I am starting to understand why I am not receiving treatment. It doesn’t mean I won’t be asking for other opinions, but it’s starting to sink in that there just isn’t any effective treatment out there right now. And I’m not going to keep looking for opinions until I find someone who is willing to throw chemotherapy at me or cut me open — I am starting to hear from other women living with this, and those receiving active treatment seem to be no better off than those whose surgeons intervene only when a bowel is blocked, a kidney touched, a liver spotted.
I am trying to keep in mind what one woman wrote to me. I don’t want to try and spin this for you, she said, but you need to remember that if you have recurrent ovarian cancer, this is the best news you can get. Time is on your side. And she’s right. Time is on my side — the problem is, I don’t know how much time that is. And blah, blah, blah, I know that no one knows how much time they have, but most people can reasonably expect to live past 40. Or 50. But I can’t. So I fall asleep making lists of things I need to do before I die, and I wake up in the middle of the night to check my email to see if someone has shared anything hopeful, and I add more to my lists.
And with respect to the quote above, sometimes the best news you can get is still incredibly shitty.
I find myself teetering on a line between acceptance and denial — performing a balancing act between understanding that this disease will in all likelihood kill me, that I am actively, though slowly, in the process of dying, and to yet refuse this knowledge. I know it, but I don’t accept it. I am still so discombobulated by the revelation that I have an untreatable cancer that I find it hard to deny that this will kill me. So much energy is spent being sad that I am going to die that it’s hard to muster enough to simultaneously convince myself that I will be the miracle, the exception to the rule. It takes a lot to balance conflicting beliefs.

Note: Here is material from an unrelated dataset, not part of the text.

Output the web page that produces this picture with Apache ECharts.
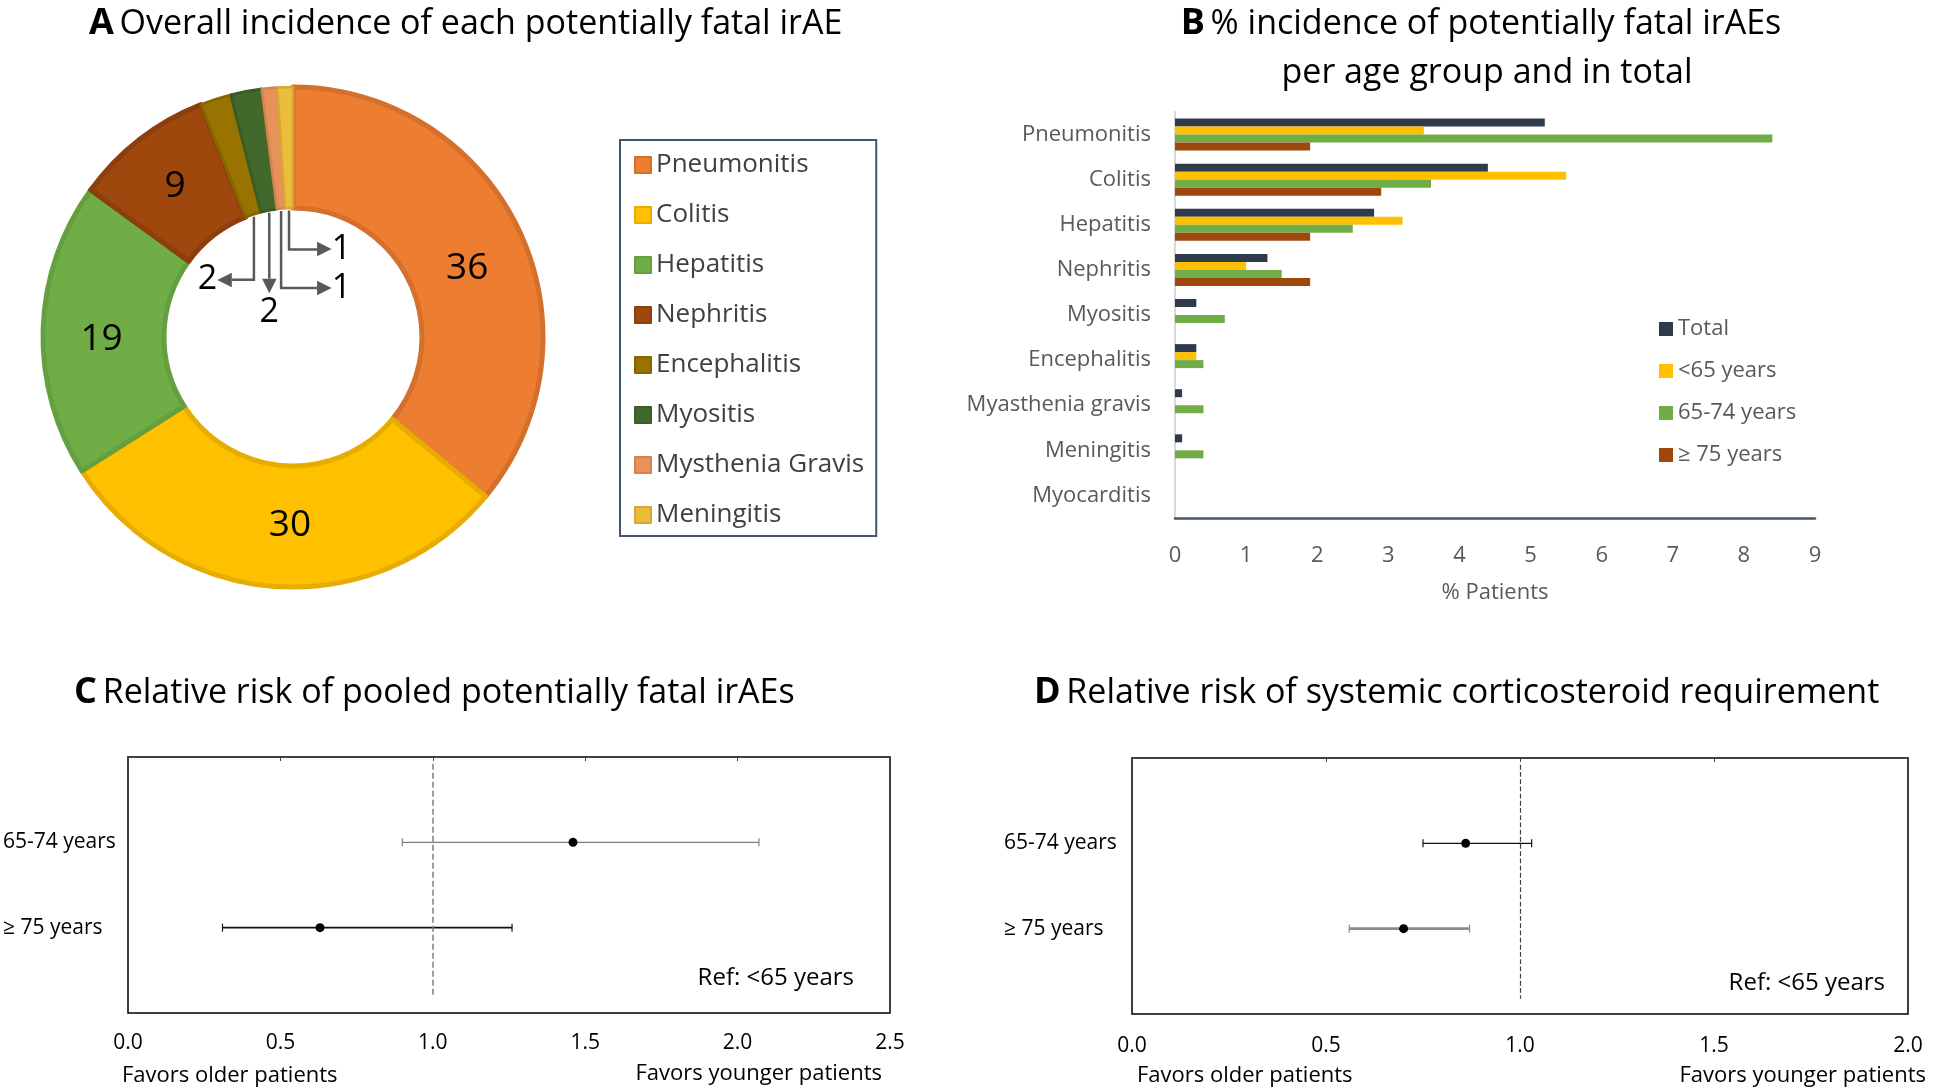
<!DOCTYPE html>
<html><head><meta charset="utf-8">
<script src="https://cdn.jsdelivr.net/npm/echarts@6/dist/echarts.min.js"></script>
<style>html,body{margin:0;padding:0;background:#fff}#c{width:1946px;height:1087px}</style>
</head><body><div id="c"></div>
<script>
// ---------- DATA ----------
const PIE_NAMES = ['Pneumonitis','Colitis','Hepatitis','Nephritis','Encephalitis','Myositis','Mysthenia Gravis','Meningitis'];
const PIE_VALUES = [36, 30, 19, 9, 2, 2, 1, 1];

const BAR_CATEGORIES = ['Pneumonitis','Colitis','Hepatitis','Nephritis','Myositis','Encephalitis','Myasthenia gravis','Meningitis','Myocarditis'];
const BAR_SERIES_NAMES = ['Total','<65 years','65-74 years','≥ 75 years'];
const BAR_TOTAL    = [5.2, 4.4, 2.8, 1.3, 0.3, 0.3, 0.1, 0.1, 0];
const BAR_UNDER65  = [3.5, 5.5, 3.2, 1.0, 0,   0.3, 0,   0,   0];
const BAR_65_74    = [8.4, 3.6, 2.5, 1.5, 0.7, 0.4, 0.4, 0.4, 0];
const BAR_OVER75   = [1.9, 2.9, 1.9, 1.9, 0,   0,   0,   0,   0];

const RR_ROWS = ['65-74 years', '≥ 75 years'];
const RR_FATAL_POINT = [1.46, 0.63];
const RR_FATAL_LOW   = [0.90, 0.31];
const RR_FATAL_HIGH  = [2.07, 1.26];
const RR_STER_POINT  = [0.86, 0.70];
const RR_STER_LOW    = [0.75, 0.56];
const RR_STER_HIGH   = [1.03, 0.87];
const RR_REF = 1.0;

// ---------- STYLE ----------
const FONT = "'Open Sans', 'Noto Sans', sans-serif";
const PIE_FILL = ['#ED7D31','#FFC000','#70AD47','#9E480E','#997300','#43682B','#E8925A','#EBBD3A'];
const PIE_EDGE = ['#D4702C','#E6AC00','#64A03F','#8C3F0C','#876600','#3A5C25','#D4834F','#D4A933'];
const PIE_EDGE_W = [5, 5, 5, 5, 3, 3, 2.5, 2.5];
const PIE_LABEL_NUDGE = [[0, 13], [9, -4], [1, 8], [0, 2]];
const BAR_COLORS = ['#2F3B4D','#FFC000','#70AD47','#9E480E'];
const PIE_C = [293, 337];
const PIE_R = [129, 250];
const SMALL_LEADERS = {
  'Encephalitis':     {drop: 63, run: -22, align: 'right',  vAlign: 'middle', fmt: '{n|{c}}{a|◀}'},
  'Myositis':         {drop: 66, run: 0,   align: 'center', vAlign: 'top',    fmt: '{a|▼}\n{n|{c}}'},
  'Mysthenia Gravis': {drop: 77, run: 36,  align: 'left',   vAlign: 'middle', fmt: '{a|▶}{n|{c}}'},
  'Meningitis':       {drop: 39, run: 28,  align: 'left',   vAlign: 'middle', fmt: '{a|▶}{n|{c}}'}
};
const RR_STYLE_C = [{color:'#7f7f7f', width:1.2}, {color:'#111', width:1.6}];
const RR_STYLE_D = [{color:'#111', width:1.4}, {color:'#8c8c8c', width:2.6}];

// ---------- HELPERS ----------
const PIE_TOTAL = PIE_VALUES.reduce((a,b)=>a+b,0);
function innerPoint(i){
  let cum = 0; for (let j=0;j<i;j++) cum += PIE_VALUES[j];
  const a = (cum + PIE_VALUES[i]/2) / PIE_TOTAL * Math.PI * 2;
  const r = PIE_R[0] - 2.5;
  return [PIE_C[0] + r*Math.sin(a), PIE_C[1] - r*Math.cos(a)];
}
const richSmall = {
  n: {fontSize: 34, color: '#000', fontFamily: FONT, lineHeight: 38},
  a: {fontSize: 19, color: '#595959', fontFamily: 'DejaVu Sans', lineHeight: 15}
};
const pieData = PIE_NAMES.map((n,i)=>{
  const L = SMALL_LEADERS[n];
  const d = {name:n, value:PIE_VALUES[i], itemStyle:{color:PIE_FILL[i], borderColor:PIE_EDGE[i], borderWidth:PIE_EDGE_W[i]}};
  if (L) {
    d.label = {position:'outside', formatter:L.fmt, rich:richSmall};
    d.labelLine = {show:true, lineStyle:{color:'#595959', width:2.5}};
  } else {
    d.label = {position:'inside'};
    d.labelLine = {show:false};
  }
  return d;
});

function errorBar(styles){
  return function(params, api){
    const row = api.value(0), lo = api.value(1), pt = api.value(2), hi = api.value(3);
    const a = api.coord([lo,row]), b = api.coord([hi,row]), p = api.coord([pt,row]);
    const st = styles[params.dataIndex], cap = 4;
    return {type:'group', children:[
      {type:'line', shape:{x1:a[0],y1:a[1],x2:b[0],y2:b[1]}, style:{stroke:st.color, lineWidth:st.width}},
      {type:'line', shape:{x1:a[0],y1:a[1]-cap,x2:a[0],y2:a[1]+cap}, style:{stroke:st.color, lineWidth:1.2}},
      {type:'line', shape:{x1:b[0],y1:b[1]-cap,x2:b[0],y2:b[1]+cap}, style:{stroke:st.color, lineWidth:1.2}},
      {type:'circle', shape:{cx:p[0],cy:p[1],r:4.5}, style:{fill:'#000'}}
    ]};
  };
}
const rrC = RR_ROWS.map((r,i)=>[i+1, RR_FATAL_LOW[i], RR_FATAL_POINT[i], RR_FATAL_HIGH[i]]);
const rrD = RR_ROWS.map((r,i)=>[i+1, RR_STER_LOW[i], RR_STER_POINT[i], RR_STER_HIGH[i]]);

function txt(x, y, text, opts){
  return {type:'text', x:x, y:y, silent:true, style:Object.assign({
    text:text, fontFamily:FONT, fontSize:22, fill:'#000', align:'left', verticalAlign:'middle'
  }, opts||{})};
}
const titleRich = {
  b:{fontFamily:FONT, fontSize:36, fontWeight:'bold', fill:'#000', color:'#000'},
  t:{fontFamily:FONT, fontSize:34, fill:'#000', color:'#000'}
};

const valAxisCommon = (min,max,interval,margin) => ({
  type:'value', min:min, max:max, interval:interval,
  axisLine:{show:true, lineStyle:{color:'#404040', width:2}},
  axisTick:{show:true, length:4, lineStyle:{color:'#404040'}},
  splitLine:{show:false},
  axisLabel:{fontFamily:FONT, fontSize:21, color:'#000', margin:margin, formatter:v=>v.toFixed(1)}
});
const rowAxis = (margin) => ({
  type:'value', min:0, max:3, interval:1, inverse:true,
  axisLine:{show:false}, axisTick:{show:false}, splitLine:{show:false},
  axisLabel:{fontFamily:FONT, fontSize:21, color:'#000', align:'left', margin:margin,
    formatter:v=>RR_ROWS[v-1] || ''}
});
const refLine = (color,width) => ({
  silent:true, symbol:['none','none'], label:{show:false},
  lineStyle:{type:'dashed', color:color, width:width},
  data:[[{coord:[RR_REF,0.08]},{coord:[RR_REF,2.82]}]]
});

const chart = echarts.init(document.getElementById('c'), null, {renderer:'canvas', width:1946, height:1087});
chart.setOption({
  animation:false,
  backgroundColor:'#fff',
  textStyle:{fontFamily:FONT},
  graphic:[
    txt(89, 24, '{b|A} {t|Overall incidence of each potentially fatal irAE}', {rich:titleRich}),
    txt(1481, 24, '{b|B} {t|% incidence of potentially fatal irAEs}', {rich:titleRich, align:'center'}),
    txt(1487, 73, '{t|per age group and in total}', {rich:titleRich, align:'center'}),
    txt(74, 693, '{b|C} {t|Relative risk of pooled potentially fatal irAEs}', {rich:titleRich}),
    txt(1034, 693, '{b|D} {t|Relative risk of systemic corticosteroid requirement}', {rich:titleRich}),
    txt(122, 1076, 'Favors older patients'),
    txt(882, 1074, 'Favors younger patients', {align:'right'}),
    txt(1137, 1076, 'Favors older patients'),
    txt(1926, 1076, 'Favors younger patients', {align:'right'}),
    txt(854, 978, 'Ref: <65 years', {align:'right', fontSize:24}),
    txt(1885, 983, 'Ref: <65 years', {align:'right', fontSize:24})
  ],
  legend:[
    {data:PIE_NAMES, orient:'vertical', left:620, top:140, selectedMode:false,
     borderColor:'#44546A', borderWidth:2, padding:[10,12,6,14],
     itemWidth:16, itemHeight:16, itemGap:20, icon:'rect',
     textStyle:{fontFamily:FONT, fontSize:26, color:'#404040', lineHeight:30}},
    {data:BAR_SERIES_NAMES, orient:'vertical', left:1659, top:316, selectedMode:false,
     itemWidth:14, itemHeight:14, itemGap:16, icon:'rect', padding:0,
     textStyle:{fontFamily:FONT, fontSize:22, color:'#595959', lineHeight:26}}
  ],
  grid:[
    {left:1175, right:131, top:112, bottom:569},
    {left:125, right:1056, top:757, bottom:74, show:true, borderColor:'#000', borderWidth:1.5, backgroundColor:'transparent'},
    {left:1132, right:38, top:758, bottom:73, show:true, borderColor:'#000', borderWidth:1.5, backgroundColor:'transparent'}
  ],
  xAxis:[
    {gridIndex:0, type:'value', min:0, max:9, interval:1,
     axisLine:{show:true, lineStyle:{color:'#44546A', width:2.5}}, axisTick:{show:false}, splitLine:{show:false},
     axisLabel:{fontFamily:FONT, fontSize:22, color:'#595959', margin:27},
     name:'% Patients', nameLocation:'middle', nameGap:64,
     nameTextStyle:{fontFamily:FONT, fontSize:22, color:'#595959'}},
    Object.assign({gridIndex:1}, valAxisCommon(0, 2.5, 0.5, 20)),
    Object.assign({gridIndex:2}, valAxisCommon(0, 2.0, 0.5, 22))
  ],
  yAxis:[
    {gridIndex:0, type:'category', data:BAR_CATEGORIES, inverse:true,
     axisLine:{show:true, lineStyle:{color:'#D9D9D9', width:2}}, axisTick:{show:false},
     axisLabel:{fontFamily:FONT, fontSize:22, color:'#595959', margin:24}},
    Object.assign({gridIndex:1}, rowAxis(125)),
    Object.assign({gridIndex:2}, rowAxis(128))
  ],
  series:[
    {type:'pie', center:PIE_C, radius:PIE_R, startAngle:90, clockwise:true,
     avoidLabelOverlap:false, silent:true,
     label:{show:true, formatter:'{c}', fontFamily:FONT, fontSize:37, color:'#000'},
     labelLayout:function(p){
       const L = SMALL_LEADERS[PIE_NAMES[p.dataIndex]];
       if (!L) {
         const nd = PIE_LABEL_NUDGE[p.dataIndex] || [0,0];
         return {dx:nd[0], dy:nd[1]};
       }
       const s = innerPoint(p.dataIndex);
       const ey = s[1] + L.drop, ex = s[0] + L.run;
       return {x:ex, y:ey, align:L.align, verticalAlign:L.vAlign,
               labelLinePoints:[[s[0],s[1]],[s[0],ey],[ex,ey]]};
     },
     data:pieData},
    {name:BAR_SERIES_NAMES[0], type:'bar', xAxisIndex:0, yAxisIndex:0, data:BAR_TOTAL, barWidth:8, barGap:'0%', itemStyle:{color:BAR_COLORS[0]}},
    {name:BAR_SERIES_NAMES[1], type:'bar', xAxisIndex:0, yAxisIndex:0, data:BAR_UNDER65, barWidth:8, barGap:'0%', itemStyle:{color:BAR_COLORS[1]}},
    {name:BAR_SERIES_NAMES[2], type:'bar', xAxisIndex:0, yAxisIndex:0, data:BAR_65_74, barWidth:8, barGap:'0%', itemStyle:{color:BAR_COLORS[2]}},
    {name:BAR_SERIES_NAMES[3], type:'bar', xAxisIndex:0, yAxisIndex:0, data:BAR_OVER75, barWidth:8, barGap:'0%', itemStyle:{color:BAR_COLORS[3]}},
    {type:'custom', xAxisIndex:1, yAxisIndex:1, data:rrC, encode:{x:[1,2,3], y:0},
     renderItem:errorBar(RR_STYLE_C), markLine:refLine('#7f7f7f',1.5)},
    {type:'custom', xAxisIndex:2, yAxisIndex:2, data:rrD, encode:{x:[1,2,3], y:0},
     renderItem:errorBar(RR_STYLE_D), markLine:refLine('#404040',1.2)}
  ]
});
</script></body></html>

But here’s the thing. Everywhere I go, there is a shortage of tissue. I cry in all manner of places, places you would expect to cry, even — therapists’ offices, support groups, friends’ houses, the naturopath’s when I’ve warned her I will spend half the visit crying — and there is never enough Kleeenex. At the most, there are three or four. Many times, there’s none. The universe will only let me weep briefly. So unless I want to be the girl who walks around with tears streaming down her face while she wipes her nose on her sleeve in public (what happens in the privacy of my room is sacrosanct), I am going to have to listen to the universe and move past being sad. Then I’ll have the energy to convince myself of miracles and the patience to wait for whatever it is that will facilitate my miracle. Also, it will help me keep my friends. Because no one wants to be friends with the girl with a mucousy sleeve.